Personellement, je n’ai pas connu cette scène, donc je l’idéalise complètement. Mais est-ce que c’était vraiment aussi cool que je l’imagine ?
Les gens vivaient dans des appartement vétustes, probablement sans chauffage, mais qui rendaient bien en photo. Tous essayaient des choses nouvelles et différentes. Je crois que la plupart de ces gens étaient en quête de quelque chose. Ce qui est séduisant vu de l’extérieur, mais en réalité, je pense que ça devait être très difficile de vivre avec eux. Mais si « cool » signifie fréquenter des gens à la fois désagréables et créatifs, je pense que c’était cool.

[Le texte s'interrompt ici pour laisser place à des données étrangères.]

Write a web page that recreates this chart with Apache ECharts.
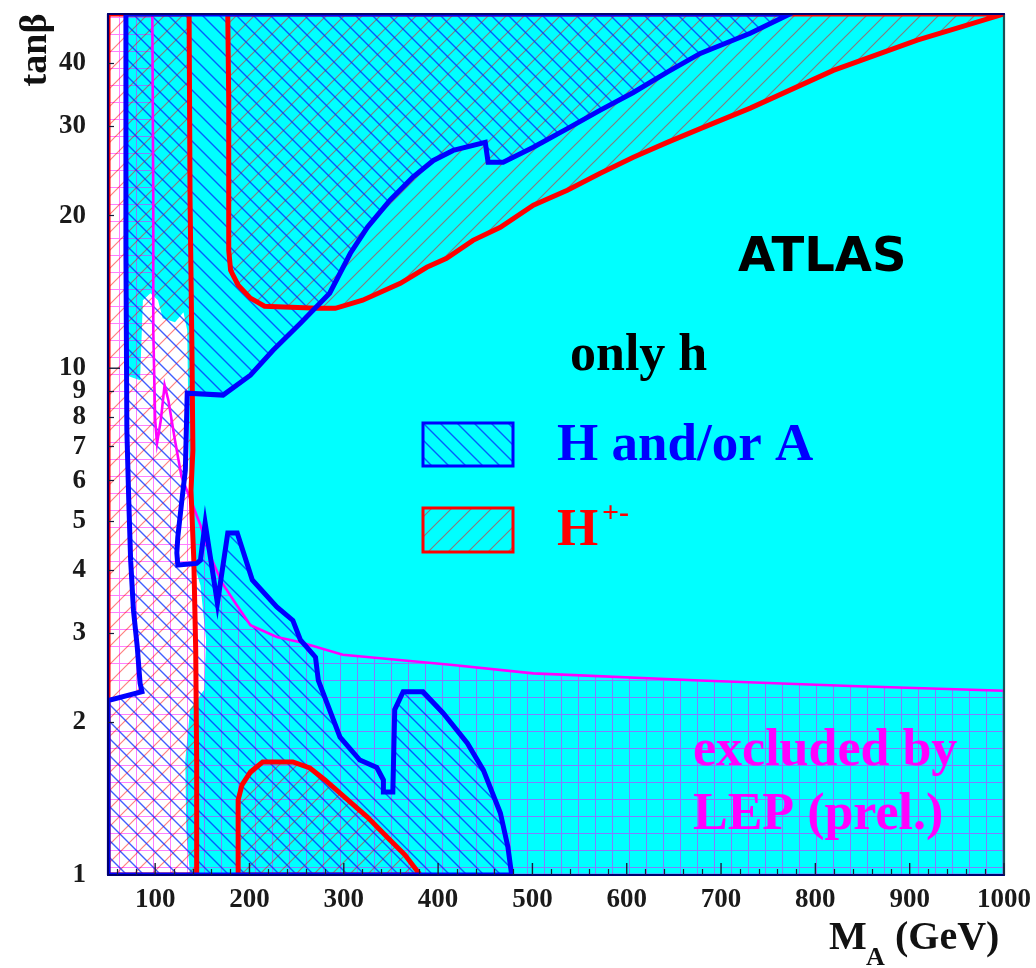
<!DOCTYPE html>
<html>
<head>
<meta charset="utf-8">
<script src="https://cdn.jsdelivr.net/npm/echarts@6/dist/echarts.min.js"></script>
<style>
html, body { margin: 0; padding: 0; background: #fff; }
#chart { width: 1036px; height: 968px; }
</style>
</head>
<body>
<div id="chart"></div>
<script>
// Axis ranges and tick labels
const massRange = [50, 1000];
const tanbRange = [1, 50];
const massLabels = [100, 200, 300, 400, 500, 600, 700, 800, 900, 1000];
const tanbLabels = [1, 2, 3, 4, 5, 6, 7, 8, 9, 10, 20, 30, 40];
const tanbMinorTicks = [2, 3, 4, 5, 6, 7, 8, 9, 20, 30, 40];
const tanbMajorTicks = [10];
const massMinorTicks = [];
for (let m = 60; m < 1000; m += 20) if (m % 100 !== 0) massMinorTicks.push(m);

// Region where only the light Higgs h is visible (cyan), [M_A, tanb]
const onlyHEdge = [
  [68, 50], [1000, 50], [1000, 1], [137, 1], [133, 1.227], [132, 1.686], [137, 2.12],
  [152, 2.32], [154, 2.91], [148, 3.73], [140, 4.18], [136, 6.29], [134, 11.88],
  [130, 12.9], [121, 12.32], [108, 12.55], [103, 13.62], [95, 14.06], [87, 13.62],
  [84, 9.47], [69, 9.69]
];

// H and/or A discovery region (closed contour)
const hAContour = [
  [69, 50], [69, 17.1], [70, 7.55], [72, 5.49], [74, 4.18], [77, 3.33], [81, 2.82],
  [84, 2.39], [86, 2.30], [50, 2.21], [50, 1], [478, 1],
  [474, 1.136], [466, 1.325], [448, 1.61], [431, 1.82], [405, 2.09], [384, 2.30],
  [363, 2.30], [354, 2.12], [352, 1.458], [342, 1.458], [342, 1.54], [335, 1.63],
  [317, 1.686], [296, 1.87], [273, 2.42], [270, 2.69], [254, 2.91], [246, 3.18],
  [229, 3.38], [203, 3.82], [187, 4.73], [177, 4.73], [166, 3.44], [153, 4.95],
  [148, 4.18], [144, 4.12], [124, 4.09], [123, 4.32], [124, 4.64], [128, 5.42],
  [132, 6.29], [134, 8.93], [172, 8.85], [201, 9.69], [225, 10.85], [254, 12.27],
  [285, 14.06], [307, 16.86], [325, 18.97], [349, 21.45], [373, 23.8], [395, 25.7],
  [416, 26.9], [450, 27.9], [453, 25.5], [469, 25.5], [501, 27.3], [537, 29.7],
  [572, 32.3], [607, 35.0], [643, 38.4], [678, 41.8], [731, 45.8], [773, 50]
];

// Charged Higgs discovery regions
const hChargedLow = [
  [50, 50], [136, 50], [137, 21.45], [139, 10.85], [140, 6.89], [138, 5.74],
  [141, 4.18], [143, 2.78], [144, 1.686], [144, 1], [50, 1]
];
const hChargedHigh = [
  [177, 50], [178, 33.8], [178, 17.1], [180, 15.6], [188, 14.58], [201, 13.75],
  [216, 13.25], [272, 13.13], [291, 13.13], [320, 13.62], [360, 14.71], [388, 15.82],
  [409, 16.48], [437, 17.88], [466, 18.97], [501, 20.97], [537, 22.44], [572, 24.25],
  [607, 26.08], [643, 27.9], [678, 29.7], [731, 32.6], [819, 38.7], [908, 44.4],
  [1000, 50]
];
const hChargedDome = [
  [188, 1], [188, 1.172], [188, 1.406], [192, 1.505], [201, 1.597], [214, 1.671],
  [246, 1.671], [264, 1.626], [280, 1.54], [296, 1.451], [325, 1.301], [349, 1.172],
  [365, 1.095], [381, 1]
];

// LEP (preliminary) exclusion boundary
const lepEdge = [
  [97, 50], [98, 21.45], [98, 11.88], [100, 7.90], [102, 7.11], [106, 7.90],
  [110, 9.26], [114, 8.65], [121, 7.21], [128, 6.10], [139, 5.42], [148, 4.90],
  [158, 4.28], [171, 3.77], [185, 3.44], [201, 3.11], [229, 2.95], [254, 2.88],
  [299, 2.72], [413, 2.60], [501, 2.50], [678, 2.42], [837, 2.36], [1000, 2.31]
];
const lepRegion = lepEdge.concat([[1000, 1], [50, 1], [50, 50]]);

// Hatch tiles
function makeTile(size, paint) {
  const c = document.createElement('canvas');
  c.width = size; c.height = size;
  paint(c.getContext('2d'), size);
  return c;
}
const gridTile = makeTile(17, (g, s) => {
  g.strokeStyle = 'rgba(255,0,255,0.5)'; g.lineWidth = 1;
  g.beginPath();
  g.moveTo(0.5, 0); g.lineTo(0.5, s);
  g.moveTo(1, 0.5); g.lineTo(s, 0.5);
  g.stroke();
});
function slashTile(size, color, width) {
  return makeTile(size, (g, s) => {
    g.strokeStyle = color; g.lineWidth = width;
    g.beginPath();
    g.moveTo(-1, s + 1); g.lineTo(s + 1, -1);
    g.moveTo(-1, 1); g.lineTo(1, -1);
    g.moveTo(s - 1, s + 1); g.lineTo(s + 1, s - 1);
    g.stroke();
  });
}
function backslashTile(size, color, width) {
  return makeTile(size, (g, s) => {
    g.strokeStyle = color; g.lineWidth = width;
    g.beginPath();
    g.moveTo(-1, -1); g.lineTo(s + 1, s + 1);
    g.moveTo(s - 1, -1); g.lineTo(s + 1, 1);
    g.moveTo(-1, s - 1); g.lineTo(1, s + 1);
    g.stroke();
  });
}
const redTile = slashTile(18, 'rgba(255,0,0,0.5)', 1.2);
const blueTile = backslashTile(17, 'rgba(0,40,255,0.75)', 1.4);
const pattern = (tile) => ({ image: tile, repeat: 'repeat' });

const CYAN = '#00ffff', BLUE = '#0000ff', RED = '#ff0000', MAGENTA = '#ff00ff';

// One custom series per shape; the whole outline is drawn from the first item
function shapeSeries(name, pts, kind, style, z) {
  return {
    type: 'custom', name, coordinateSystem: 'cartesian2d', clip: true, silent: true, z,
    data: pts,
    renderItem(params, api) {
      if (params.dataIndex !== 0) return null;
      return { type: kind, shape: { points: pts.map(p => api.coord(p)) }, style };
    }
  };
}

const series = [
  shapeSeries('only h', onlyHEdge, 'polygon', { fill: CYAN }, 1),
  shapeSeries('LEP fill', lepRegion, 'polygon', { fill: pattern(gridTile) }, 2),
  shapeSeries('H+- low fill', hChargedLow, 'polygon', { fill: pattern(redTile) }, 3),
  shapeSeries('H+- high fill', hChargedHigh, 'polygon', { fill: pattern(redTile) }, 3),
  shapeSeries('H+- dome fill', hChargedDome, 'polygon', { fill: pattern(redTile) }, 3),
  shapeSeries('H/A fill', hAContour, 'polygon', { fill: pattern(blueTile) }, 4),
  shapeSeries('LEP edge', lepRegion, 'polygon', { fill: null, stroke: MAGENTA, lineWidth: 2.6 }, 5),
  shapeSeries('H+- low edge', hChargedLow, 'polygon', { fill: null, stroke: RED, lineWidth: 5 }, 6),
  shapeSeries('H+- high edge', hChargedHigh, 'polygon', { fill: null, stroke: RED, lineWidth: 5 }, 6),
  shapeSeries('H+- dome edge', hChargedDome, 'polygon', { fill: null, stroke: RED, lineWidth: 5 }, 6),
  shapeSeries('H/A edge', hAContour, 'polygon', { fill: null, stroke: BLUE, lineWidth: 5 }, 7),
  {
    type: 'custom', name: 'mass major ticks', coordinateSystem: 'cartesian2d', silent: true, z: 12,
    data: massLabels,
    renderItem(params, api) {
      const p = api.coord([api.value(0), tanbRange[0]]);
      return { type: 'line', shape: { x1: p[0], y1: p[1], x2: p[0], y2: p[1] - 12 },
               style: { stroke: '#1a1a3a', lineWidth: 1.4 } };
    },
    encode: { x: 0 }
  },
  {
    type: 'custom', name: 'tanb major ticks', coordinateSystem: 'cartesian2d', silent: true, z: 12,
    data: tanbMajorTicks.map(v => [massRange[0], v]),
    renderItem(params, api) {
      const p = api.coord([massRange[0], api.value(1)]);
      return { type: 'line', shape: { x1: p[0], y1: p[1], x2: p[0] + 12, y2: p[1] },
               style: { stroke: '#1a1a3a', lineWidth: 1.4 } };
    }
  }
];

const FRAME = '#000070';
const tickFont = { fontFamily: 'Liberation Serif', fontSize: 27, fontWeight: 'bold', color: '#1a1a1a',
                   formatter: (v) => String(v) };

const option = {
  animation: false,
  backgroundColor: '#ffffff',
  grid: { left: 108, right: 32, top: 14, bottom: 93, containLabel: false, outerBoundsMode: 'none' },
  xAxis: [
    {
      type: 'value', min: massRange[0], max: massRange[1], position: 'bottom', z: 10,
      axisLine: { show: true, lineStyle: { color: FRAME, width: 2.2 } },
      axisTick: { show: true, inside: true, length: 6, customValues: massMinorTicks,
                  lineStyle: { color: '#1a1a3a', width: 1.2 } },
      axisLabel: Object.assign({ customValues: massLabels, margin: 12 }, tickFont),
      splitLine: { show: false }
    },
    {
      type: 'value', min: massRange[0], max: massRange[1], position: 'top', z: 10,
      axisLine: { show: true, lineStyle: { color: FRAME, width: 2.2 } },
      axisTick: { show: false }, axisLabel: { show: false }, splitLine: { show: false }
    }
  ],
  yAxis: [
    {
      type: 'log', logBase: 10, min: tanbRange[0], max: tanbRange[1], position: 'left', z: 10,
      axisLine: { show: true, lineStyle: { color: FRAME, width: 2.2 } },
      axisTick: { show: true, inside: true, length: 6, customValues: tanbMinorTicks,
                  lineStyle: { color: '#1a1a3a', width: 1.2 } },
      axisLabel: Object.assign({ customValues: tanbLabels, margin: 22 }, tickFont),
      splitLine: { show: false }, minorSplitLine: { show: false }
    },
    {
      type: 'log', logBase: 10, min: tanbRange[0], max: tanbRange[1], position: 'right', z: 10,
      axisLine: { show: true, lineStyle: { color: '#1f4f55', width: 2.2 } },
      axisTick: { show: false }, axisLabel: { show: false }, splitLine: { show: false }
    }
  ],
  series,
  graphic: [
    // axis titles
    { type: 'text', x: 36, y: 50, rotation: Math.PI / 2, z: 30,
      style: { text: 'tanβ', font: 'bold 38px "Liberation Serif"', fill: '#111', align: 'center', verticalAlign: 'middle' } },
    { type: 'text', x: 829, y: 939, z: 30,
      style: { text: 'M', font: 'bold 40px "Liberation Serif"', fill: '#111', align: 'left', verticalAlign: 'middle' } },
    { type: 'text', x: 866, y: 958, z: 30,
      style: { text: 'A', font: 'bold 26px "Liberation Serif"', fill: '#111', align: 'left', verticalAlign: 'middle' } },
    { type: 'text', x: 895, y: 939, z: 30,
      style: { text: '(GeV)', font: 'bold 40px "Liberation Serif"', fill: '#111', align: 'left', verticalAlign: 'middle' } },
    // annotations
    { type: 'text', x: 738, y: 259, z: 30,
      style: { text: 'ATLAS', font: 'bold 48px "DejaVu Sans"', fill: '#000', align: 'left', verticalAlign: 'middle' } },
    { type: 'text', x: 570, y: 357, z: 30,
      style: { text: 'only h', font: 'bold 52px "Liberation Serif"', fill: '#000', align: 'left', verticalAlign: 'middle' } },
    { type: 'text', x: 557, y: 446, z: 30,
      style: { text: 'H and/or A', font: 'bold 53px "Liberation Serif"', fill: BLUE, align: 'left', verticalAlign: 'middle' } },
    { type: 'text', x: 557, y: 531, z: 30,
      style: { text: 'H', font: 'bold 53px "Liberation Serif"', fill: RED, align: 'left', verticalAlign: 'middle' } },
    { type: 'text', x: 602, y: 514, z: 30,
      style: { text: '+-', font: 'bold 30px "Liberation Serif"', fill: RED, align: 'left', verticalAlign: 'middle' } },
    { type: 'text', x: 693, y: 752, z: 30,
      style: { text: 'excluded by', font: 'bold 52px "Liberation Serif"', fill: MAGENTA, align: 'left', verticalAlign: 'middle' } },
    { type: 'text', x: 693, y: 816, z: 30,
      style: { text: 'LEP (prel.)', font: 'bold 52px "Liberation Serif"', fill: MAGENTA, align: 'left', verticalAlign: 'middle' } },
    // legend boxes
    { type: 'rect', shape: { x: 423, y: 423, width: 90, height: 43 }, z: 30,
      style: { fill: CYAN, stroke: null } },
    { type: 'rect', shape: { x: 423, y: 423, width: 90, height: 43 }, z: 31,
      style: { fill: pattern(blueTile), stroke: BLUE, lineWidth: 3 } },
    { type: 'rect', shape: { x: 423, y: 508, width: 90, height: 44 }, z: 30,
      style: { fill: CYAN, stroke: null } },
    { type: 'rect', shape: { x: 423, y: 508, width: 90, height: 44 }, z: 31,
      style: { fill: pattern(slashTile(20, 'rgba(255,0,0,0.5)', 1.2)), stroke: RED, lineWidth: 3 } }
  ]
};

const chart = echarts.init(document.getElementById('chart'), null, { renderer: 'canvas' });
chart.setOption(option);
</script>
</body>
</html>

Quels sont les morceaux qui ont changé sur cette nouvelle édition, et pourquoi ?
Pour les raisons mentionnées plus haut, Liquid Liquid, Rammellzee et ESG ne sont plus sur la nouvelle version. Dans les ajouts, il y a Alan Vega (j’ai toujours voulu avoir un morceau de Suicide mais ce n’était pas possible à l’époque), Implog (le groupe de Don Christensen et Jody Harris), des titres bonus de Bush Tetras, Konk, Mars et de l’incroyable groupe punk pré-New York Noise, Chain Gang, avec le morceau « Son of Sam ».


Une dernière question : est-ce que le monde en aura un jour marre d’écouter « Contort Yourself » ?
Non. Moi en tout cas, je ne m’en lasse pas !


L’édition 2016 de New York Noise: Dance Music From the New York Underground 1977-1982 est disponible chez Soul Jazz.